Le fait que Nicolas Hulot ait annoncé que l’objectif de réduire à 50 % la part du nucléaire dans la production électrique d’ici 2025 serait impossible à tenir, vous inquiète-t-il ?

La loi sur la transition énergétique avait posé cet objectif il est vrai. Or, les services du Ministère et bien au-delà ont constaté que cet objectif était inatteignable. Ceci étant dit l’objectif demeure et il faut se donner les moyens de le rendre réalisable le plus près possible de cette date de 2025. Il s’agit d’une position pragmatique et non d’un désengagement par rapport à la volonté de limiter la part du nucléaire dans notre fourniture énergétique.

« Je partage la même analyse que Martin Malvy »

Maintenant que vous n’avez plus de mandat d’élu, comment percevez-vous la politique conduite par le Président Emmanuel Macron ?

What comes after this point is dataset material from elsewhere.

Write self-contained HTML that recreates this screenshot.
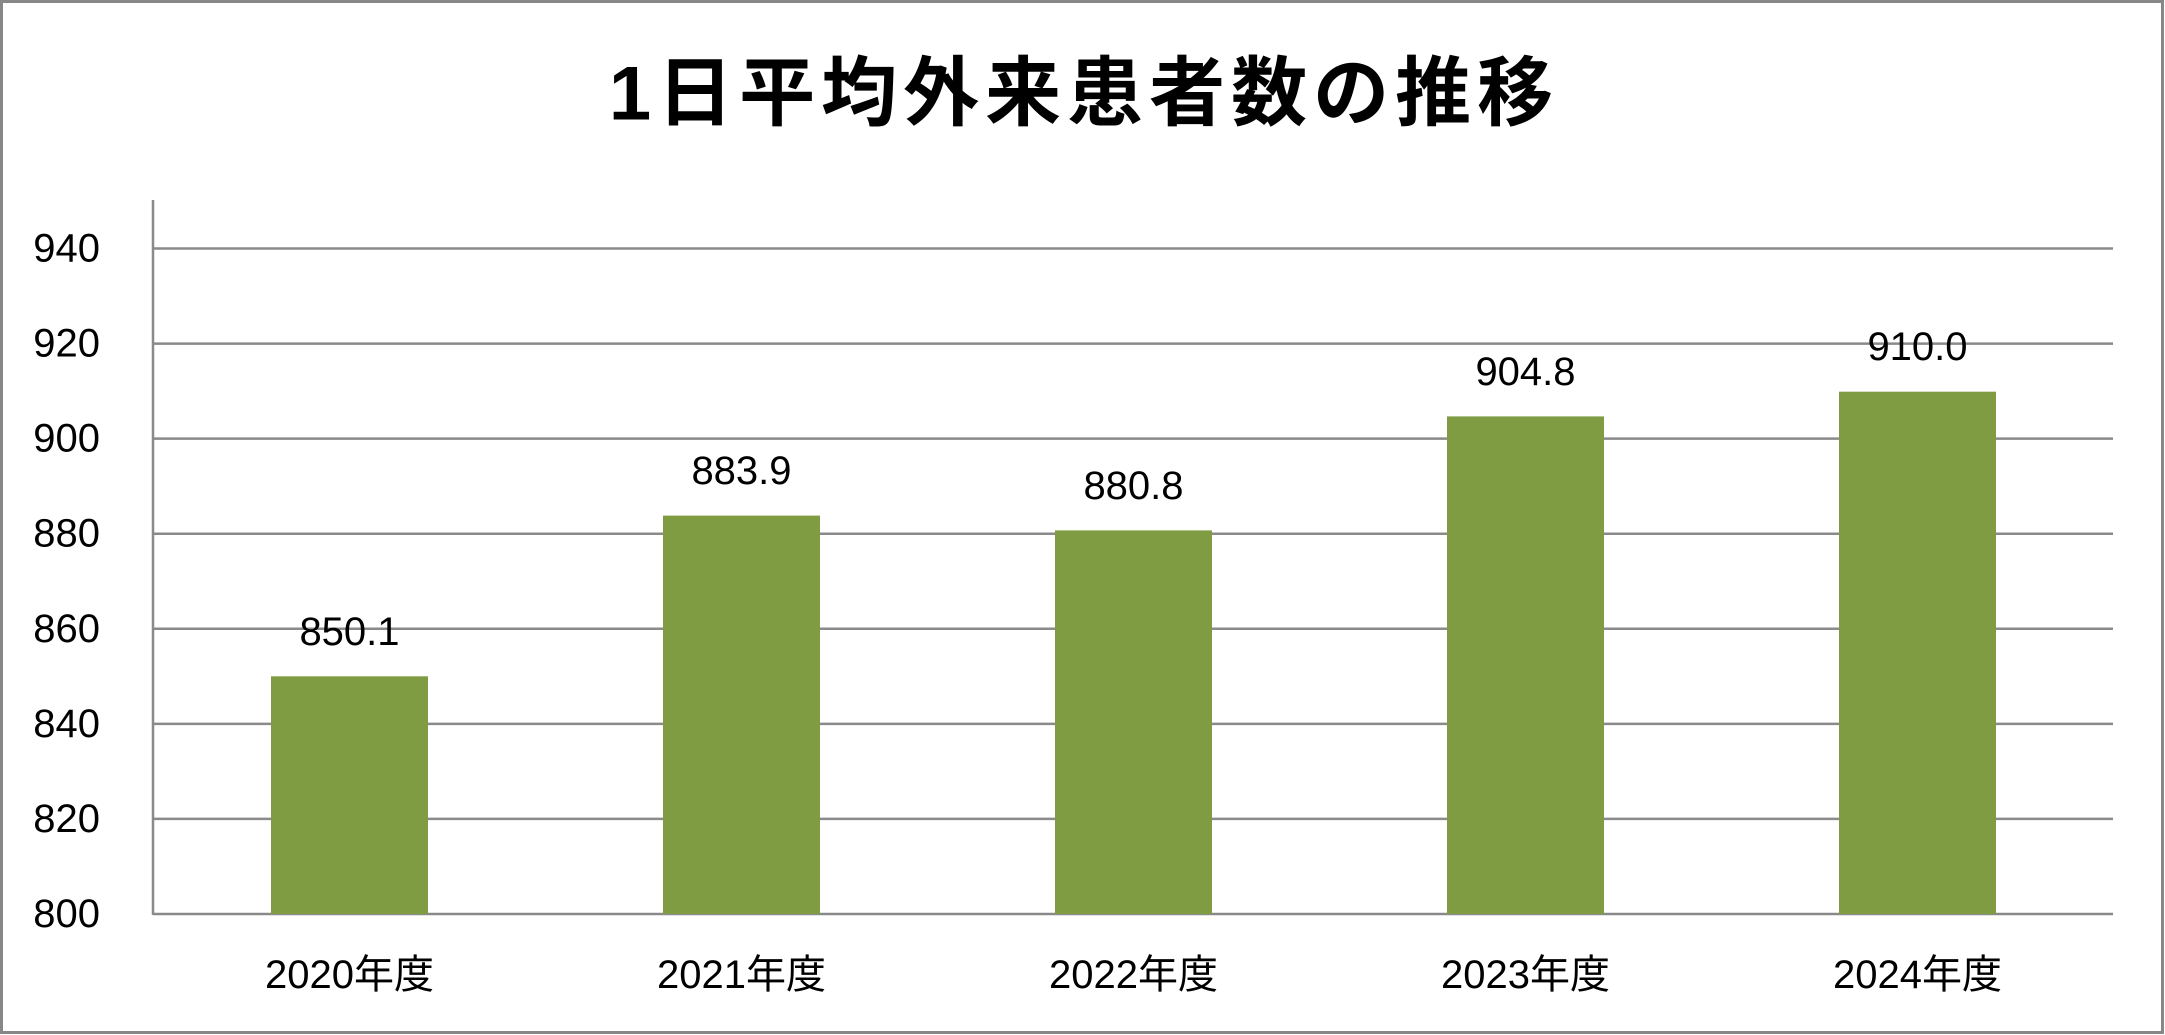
<!DOCTYPE html>
<html><head><meta charset="utf-8"><style>
html,body{margin:0;padding:0;background:#fff;}
svg{display:block;}
text{font-family:"Liberation Sans","Noto Sans CJK JP",sans-serif;fill:#000;}
</style></head><body>
<svg width="2165" height="1035" viewBox="0 0 2165 1035" xmlns="http://www.w3.org/2000/svg">
<rect x="1.5" y="1.5" width="2161" height="1031" fill="#fff" stroke="#878787" stroke-width="3"/>
<text x="1084" y="94" font-size="76" font-weight="bold" text-anchor="middle" dominant-baseline="central" letter-spacing="6">1日平均外来患者数の推移</text>
<g stroke="#8a8a8a" stroke-width="2.5">
<line x1="153" y1="248.5" x2="2113" y2="248.5"/>
<line x1="153" y1="343.6" x2="2113" y2="343.6"/>
<line x1="153" y1="438.6" x2="2113" y2="438.6"/>
<line x1="153" y1="533.7" x2="2113" y2="533.7"/>
<line x1="153" y1="628.8" x2="2113" y2="628.8"/>
<line x1="153" y1="723.9" x2="2113" y2="723.9"/>
<line x1="153" y1="818.9" x2="2113" y2="818.9"/>
<line x1="153" y1="914" x2="2113" y2="914"/>
<line x1="153" y1="200" x2="153" y2="915"/>
</g>
<g font-size="40" text-anchor="end" dominant-baseline="central">
<text x="100" y="248.5">940</text>
<text x="100" y="343.6">920</text>
<text x="100" y="438.6">900</text>
<text x="100" y="533.7">880</text>
<text x="100" y="628.8">860</text>
<text x="100" y="723.9">840</text>
<text x="100" y="818.9">820</text>
<text x="100" y="914">800</text>
</g>
<g fill="#7f9c43">
<rect x="271" y="676.3" width="157" height="237.7"/>
<rect x="663" y="515.6" width="157" height="398.4"/>
<rect x="1055" y="530.4" width="157" height="383.6"/>
<rect x="1447" y="416.4" width="157" height="497.6"/>
<rect x="1839" y="391.7" width="157" height="522.3"/>
</g>
<g font-size="40" text-anchor="middle" dominant-baseline="central">
<text x="349.5" y="632">850.1</text>
<text x="741.5" y="471">883.9</text>
<text x="1133.5" y="486">880.8</text>
<text x="1525.5" y="372">904.8</text>
<text x="1917.5" y="347">910.0</text>
</g>
<g font-size="40" text-anchor="middle" dominant-baseline="central">
<text x="349.5" y="975">2020年度</text>
<text x="741.5" y="975">2021年度</text>
<text x="1133.5" y="975">2022年度</text>
<text x="1525.5" y="975">2023年度</text>
<text x="1917.5" y="975">2024年度</text>
</g>
</svg>
</body></html>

Pour ma part, j’ai apporté ma contribution à l’élection d’Emmanuel Macron, en m’engageant à ses côtés le jour de sa déclaration de candidature. Je partage l’analyse de Martin Malvy, exprimée dans vos colonnes, considérant que cette recomposition de la droite et de la gauche va mettre du temps. Mais qu’on gouverne le pays avec des avis et de droite et de gauche, avec des gens de qualité et de droite et de gauche, me convient personnellement, tout à fait. La recomposition est en marche elle aussi, si j’ose dire.

 

Vous avez été membre de la commission d’investiture d’En Marche pour les élections législatives, avez-vous gardé des liens avec le mouvement ?

Il arrive effectivement que je sois consulté. J’ai l’occasion également de rencontrer le président de la République et d’échanger sur certains sujets, dont celui de l’eau. Je l’ai encore fait il y a quinze jours. Je suis tout à fait heureux à la fois dans cette position de retrait de mes différents mandats, et dans mon investissement à continuer de porter certaines préoccupations, notamment en lien avec Nicolas Hulot, qui m’a demandé de continuer à présider le comité national de l’eau. Pour tout vous dire, je ne risque pas de m’ennuyer.

Entretien réalisé par JEAN-CLAUDE BONNEMÈRE

 

(1) Le comité national de l’eau est consulté sur les grandes orientations de la politique de l’eau, sur les projets d’aménagement et de répartition des eaux ayant un caractère national et sur les grands aménagements régionaux, ainsi que sur les projets de textes législatifs et réglementaires.

(2) Les COP sont le lieu des négociations internationales sur le changement climatique.